Owing to the large amount of information that computers can process, they are playing an increasingly larger role in medicine. They are used to analyze data and to keep track of and communicate diagnostic information about individuals and statistical information on the distribution and spread of various maladies in populations.
Learning Goal 2
Almost all body substances and functions have daily or longer cycles. These cycles often need to be taken into account in interpreting normal ranges for body measurements, detecting disease, and planning treatment of illness. Computers aid in detecting, analyzing, and monitoring these cycles.
Learning Goal 3
Knowledge of genetics is opening whole new fields of health care. In diagnosis, mapping of genetic instructions in cells makes it possible to detect defective genes that may lead to poor health. In treatment, substances from genetically engineered organisms may reduce the cost and side effects of replacing missing body chemicals.
Learning Goal 4
Inoculations use weakened germs (or parts of them) to stimulate the body's immune system to react. This reaction prepares the body to fight subsequent invasions by actual germs of that type. Some inoculations last for life.
Learning Goal 5
Knowledge of molecular structure and interactions aids in synthesizing new drugs and predicting their effects.
Learning Goal 6
Techniques for detecting and diagnosing mental disorders include observation of behavior, in-depth interviews, and measurements of brain activity.
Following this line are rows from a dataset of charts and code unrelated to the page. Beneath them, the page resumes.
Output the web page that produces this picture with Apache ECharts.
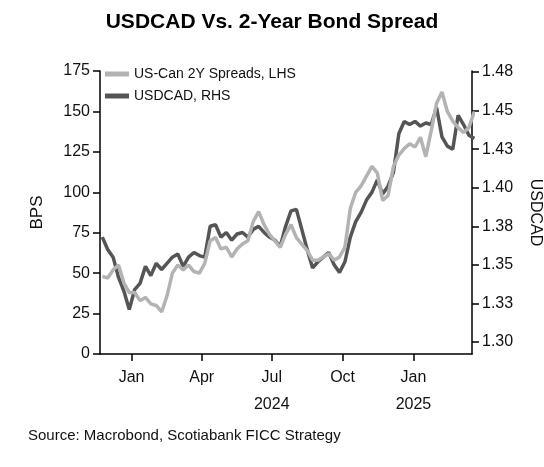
<!DOCTYPE html>
<html><head><meta charset="utf-8">
<script src="https://cdn.jsdelivr.net/npm/echarts@6/dist/echarts.min.js"></script>
<style>html,body{margin:0;padding:0;background:#fff}#c{width:544px;height:467px}</style>
</head><body><div id="c"></div>
<script>
const startDate = '2023-11-24';
const spread = [48,47,52,55,44,38,38,33,35,31,30,26,36,50,55,52,55,51,50,56,70,72,65,66,60,65,68,70,82,88,80,74,70,66,74,80,72,68,64,58,58,60,62,58,60,66,90,100,104,110,116,112,95,98,116,123,127,130,128,134,122,138,155,162,150,144,140,137,140,150];
const usdcad = [1.368,1.360,1.355,1.342,1.333,1.321,1.334,1.338,1.349,1.343,1.351,1.347,1.351,1.355,1.357,1.349,1.355,1.358,1.356,1.355,1.375,1.376,1.368,1.371,1.366,1.370,1.371,1.368,1.373,1.375,1.371,1.368,1.366,1.362,1.375,1.385,1.386,1.373,1.360,1.348,1.352,1.355,1.358,1.350,1.345,1.352,1.368,1.378,1.384,1.392,1.397,1.405,1.396,1.401,1.410,1.435,1.443,1.441,1.443,1.440,1.442,1.441,1.452,1.433,1.427,1.425,1.447,1.441,1.434,1.432];
const leftTicks = [0,25,50,75,100,125,150,175];
const rightTicks = [1.300,1.325,1.350,1.375,1.400,1.425,1.450,1.475];
const xTickDates = ['2024-01-01','2024-04-01','2024-07-01','2024-10-01','2025-01-01'];
const xTickLabels = ['Jan','Apr','Jul\n2024','Oct','Jan\n2025'];

const DAY = 86400000;
const t0 = new Date(startDate + 'T00:00:00Z').getTime();
const dates = spread.map((_, i) => t0 + i * 7 * DAY);
const xTicks = xTickDates.map(d => new Date(d + 'T00:00:00Z').getTime());
const chart = echarts.init(document.getElementById('c'));
const font = 'Liberation Sans, Arial, sans-serif';
chart.setOption({
  animation: false,
  textStyle: {fontFamily: font},
  title: {text: 'USDCAD Vs. 2-Year Bond Spread', left: 'center', top: 7,
    textStyle: {fontSize: 21, fontWeight: 'bold', color: '#000', fontFamily: font}},
  legend: {orient: 'vertical', left: 100, top: 62, itemGap: 8, icon: 'rect', itemWidth: 24, itemHeight: 5,
    textStyle: {fontSize: 14, color: '#111'}, data: ['US-Can 2Y Spreads, LHS', 'USDCAD, RHS']},
  graphic: [{type: 'text', left: 28, top: 428, style: {text: 'Source: Macrobond, Scotiabank FICC Strategy', fontSize: 15, fill: '#111', fontFamily: font}}],
  grid: {left: 100, right: 72, top: 71, bottom: 113, outerBoundsMode: 'none', containLabel: false},
  xAxis: {type: 'value', min: new Date('2023-11-21T00:00:00Z').getTime(), max: new Date('2025-03-18T00:00:00Z').getTime(),
    axisLine: {lineStyle: {color: '#000', width: 1.5}},
    axisTick: {show: true, length: 7, customValues: xTicks, lineStyle: {color: '#000', width: 1.5}},
    axisLabel: {customValues: xTicks, fontSize: 16, color: '#111', margin: 10, lineHeight: 27,
      formatter: v => { const i = xTicks.findIndex(t => Math.abs(t - v) < DAY); return i >= 0 ? xTickLabels[i] : ''; }},
    splitLine: {show: false}},
  yAxis: [
    {type: 'value', min: 0, max: 175, interval: 25, name: 'BPS', nameLocation: 'middle', nameGap: 54, nameRotate: 90,
      nameTextStyle: {fontSize: 17, color: '#111'},
      axisLine: {show: true, lineStyle: {color: '#000', width: 1.5}},
      axisTick: {show: true, length: 7, lineStyle: {color: '#000', width: 1.5}},
      axisLabel: {fontSize: 16, color: '#111', margin: 10}, splitLine: {show: false}},
    {type: 'value', min: 1.2922, max: 1.4757, name: 'USDCAD', nameLocation: 'middle', nameGap: 55, nameRotate: -90,
      nameTextStyle: {fontSize: 16, color: '#111'},
      axisLine: {show: true, lineStyle: {color: '#000', width: 1.5}},
      axisTick: {show: true, length: 7, customValues: rightTicks, lineStyle: {color: '#000', width: 1.5}},
      axisLabel: {customValues: rightTicks, fontSize: 16, color: '#111', margin: 10,
        formatter: v => (Math.round(v * 100 + 1e-6) / 100).toFixed(2)},
      splitLine: {show: false}}
  ],
  series: [
    {name: 'US-Can 2Y Spreads, LHS', type: 'line', yAxisIndex: 0, showSymbol: false, color: '#b3b3b3',
      lineStyle: {width: 3.5, color: '#b3b3b3'}, data: dates.map((d, i) => [d, spread[i]]), z: 2},
    {name: 'USDCAD, RHS', type: 'line', yAxisIndex: 1, showSymbol: false, color: '#555555',
      lineStyle: {width: 3.5, color: '#555555'}, data: dates.map((d, i) => [d, usdcad[i]]), z: 1}
  ]
});
</script></body></html>
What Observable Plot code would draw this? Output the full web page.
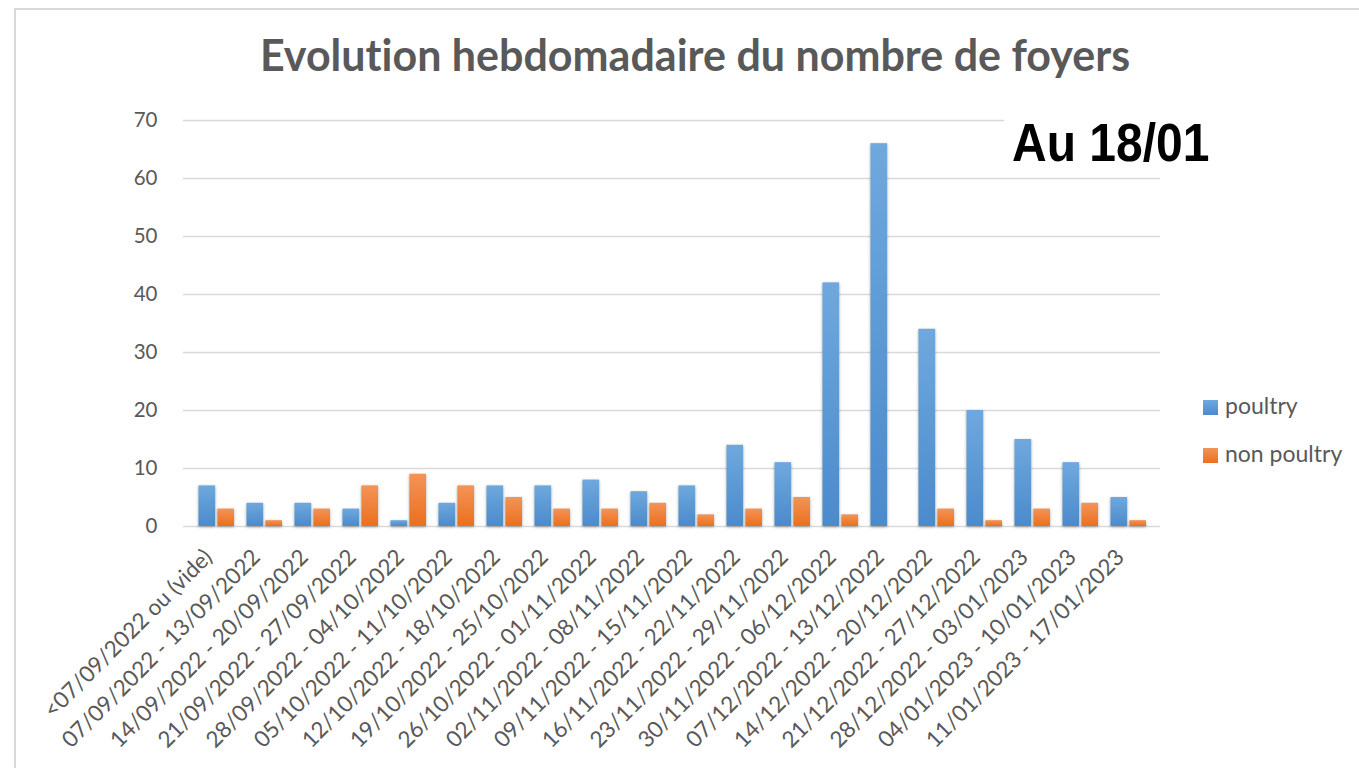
<!DOCTYPE html>
<html>
<head>
<meta charset="utf-8">
<script src="https://cdn.jsdelivr.net/npm/d3@7"></script>
<script src="https://cdn.jsdelivr.net/npm/@observablehq/plot@0.6"></script>
<style>
  html, body { margin: 0; padding: 0; background: #fff; }
  body { width: 1359px; height: 768px; overflow: hidden; position: relative; font-family: Lato, "Open Sans", sans-serif; font-variant-ligatures: none; }
  #frame { position: absolute; left: 14px; top: 8px; width: 1420px; height: 820px; border: 2px solid #d9d9d9; box-sizing: border-box; }
  #title { position: absolute; left: 0; width: 1390px; top: 33px; text-align: center; font-weight: 700; font-size: 43px; line-height: 43px; color: #595959; white-space: nowrap; }
  #chart { position: absolute; left: 0; top: 0; }
  #stamp { position: absolute; left: 1004px; top: 116px; padding: 0 8px; background: #fff; font-family: "Liberation Sans", Arial, sans-serif; font-weight: 700; font-size: 48px; line-height: 48px; color: #000; transform: scaleY(1.12); transform-origin: top left; white-space: nowrap; }
  .legend { position: absolute; left: 1203px; font-size: 23px; line-height: 23px; color: #595959; white-space: nowrap; }
  .legend .sw { display: inline-block; width: 15px; height: 15px; vertical-align: -1px; margin-right: 7px; }
</style>
</head>
<body>
<div id="frame"></div>
<div id="title">Evolution hebdomadaire du nombre de foyers</div>
<div id="chart"></div>
<div id="stamp">Au 18/01</div>
<div class="legend" style="top:394px"><span class="sw" style="background:linear-gradient(#6ea8de,#4a8bcd)"></span>poultry</div>
<div class="legend" style="top:442px"><span class="sw" style="background:linear-gradient(#f39457,#eb6f1e)"></span>non poultry</div>
<script>
const weeks = [
  "<07/09/2022 ou (vide)",
  "07/09/2022 - 13/09/2022",
  "14/09/2022 - 20/09/2022",
  "21/09/2022 - 27/09/2022",
  "28/09/2022 - 04/10/2022",
  "05/10/2022 - 11/10/2022",
  "12/10/2022 - 18/10/2022",
  "19/10/2022 - 25/10/2022",
  "26/10/2022 - 01/11/2022",
  "02/11/2022 - 08/11/2022",
  "09/11/2022 - 15/11/2022",
  "16/11/2022 - 22/11/2022",
  "23/11/2022 - 29/11/2022",
  "30/11/2022 - 06/12/2022",
  "07/12/2022 - 13/12/2022",
  "14/12/2022 - 20/12/2022",
  "21/12/2022 - 27/12/2022",
  "28/12/2022 - 03/01/2023",
  "04/01/2023 - 10/01/2023",
  "11/01/2023 - 17/01/2023"
];
const poultry    = [7, 4, 4, 3, 1, 4, 7, 7, 8, 6, 7, 14, 11, 42, 66, 34, 20, 15, 11, 5];
const nonPoultry = [3, 1, 3, 7, 9, 7, 5, 3, 3, 4, 2, 3, 5, 2, 0, 3, 1, 3, 4, 1];
const yTicks = [0, 10, 20, 30, 40, 50, 60, 70];

const table = weeks.map((w, i) => ({week: w, poultry: poultry[i], nonPoultry: nonPoultry[i]}));

const svg = Plot.plot({
  width: 1359,
  height: 768,
  marginLeft: 183,
  marginRight: 199,
  marginTop: 120,
  marginBottom: 242,
  style: {fontFamily: "Lato, 'Open Sans', sans-serif", fontSize: "20px", color: "#595959", background: "transparent", overflow: "visible"},
  x: {type: "band", domain: weeks, padding: 0, label: null},
  y: {domain: [0, 70], label: null},
  marks: [
    Plot.gridY(yTicks, {stroke: "#d9d9d9", strokeOpacity: 1, strokeWidth: 1.6}),
    Plot.barY(table, {x: "week", y: "poultry", fill: "url(#gradBlue)", insetLeft: 6.5, insetRight: 24.9}),
    Plot.barY(table, {x: "week", y: "nonPoultry", fill: "url(#gradOrange)", insetLeft: 25.4, insetRight: 6}),
    Plot.axisY(yTicks, {tickSize: 0, tickPadding: 26, fontSize: 20.5, fill: "#595959", label: null}),
    Plot.axisX({tickSize: 0, tickRotate: -45, tickPadding: 27, dx: -8, fontSize: 22.5, fill: "#595959", label: null})
  ]
});

const defs = d3.select(svg).insert("defs", ":first-child");
function grad(id, c1, c2) {
  const g = defs.append("linearGradient").attr("id", id).attr("x1", 0).attr("y1", 0).attr("x2", 0).attr("y2", 1);
  g.append("stop").attr("offset", "0%").attr("stop-color", c1);
  g.append("stop").attr("offset", "100%").attr("stop-color", c2);
}
grad("gradBlue", "#6ea8de", "#4a8bcd");
grad("gradOrange", "#f39457", "#eb6f1e");
d3.select(svg).selectAll("g[aria-label='bar']").style("filter", "drop-shadow(0px 1px 1.5px rgba(0,0,0,0.35))");

document.getElementById("chart").appendChild(svg);
</script>
</body>
</html>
Treatments for mental disorders range from conversation with the patient to treating the brain with chemicals, electric shock, or surgery.
Learning Goal 7
Biotechnology has contributed to health improvement in many ways, but its cost and application have led to a variety of controversial social and ethical issues.
Learning Goal 8
The incorrect use of any given antibacterial drug can lead, by means of natural selection, to the spread of bacteria that are not affected by it.
Learning Goal 9
Computer controlled devices that emit and detect sound waves, magnetic fields, electromagnetic waves, or nuclear radiation are used to produce still or moving images of the body in two or three dimensions. Devices that involve the same basic technologies as advanced detection equipment, but using higher intensities, provide alternatives to surgery.